Trip Fontaine convinces Mr. Lisbon to persuade Mrs. Lisbon, the family authority, to allow him to take Lux to Homecoming, provided he finds dates for the other girls and that they all return home by 11 P.M. Mr. Lisbon, as chaperone, ensures that the couples only go to the dance. On the night of Homecoming, the boys drive together up to the Lisbon house. Lux, waiting on the porch, rings her doorbell to warn the other girls, and then rushes inside.

As the boys enter the house, the girls appear in shapeless homemade dresses, with their hair overly teased. Once they are in the car on the way to the dance, the girls begin to talk and gossip. The boys realize that the Lisbon sisters are actually perfectly normal. At the dance, the girls make seven trips to the bathroom, but otherwise dance, talk, and flirt with the adoring boys. Trip and Lux, followed by Joe and Bonnie, sneak under the bleachers to drink peach schnapps and make out, before emerging again to dance. Everyone applauds when Trip and Lux are voted Homecoming King and Queen. Mary tells one boy that she is having the best time of her life.

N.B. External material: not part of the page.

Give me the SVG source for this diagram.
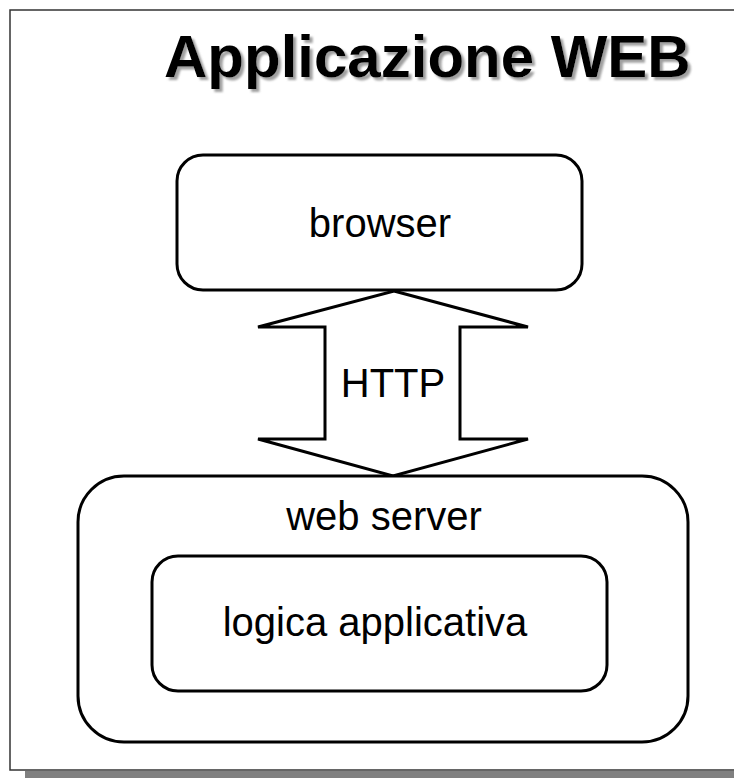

After the dance, Trip and Lux are nowhere to be found. The other three couples wait until 10:50 P.M. before driving home. Lux does not arrive home until well after midnight. Years later, Trip will explain to the boys that he persuaded Lux to sneak out of the dance and out onto the football field, where they made love on the goal line. Then Trip abandoned her to walk home. Despite Trip's feelings for Lux, he will explain to the boys that at that particular moment he just got sick of her.

At 1:30 A.M. on Homecoming night, the boys, still heady from their date, decide to drive past the Lisbon house once more. They see a single light in the bedroom window. A shade is pulled back, and then the light goes out. The boys realize, deep down, that something has just gone very wrong.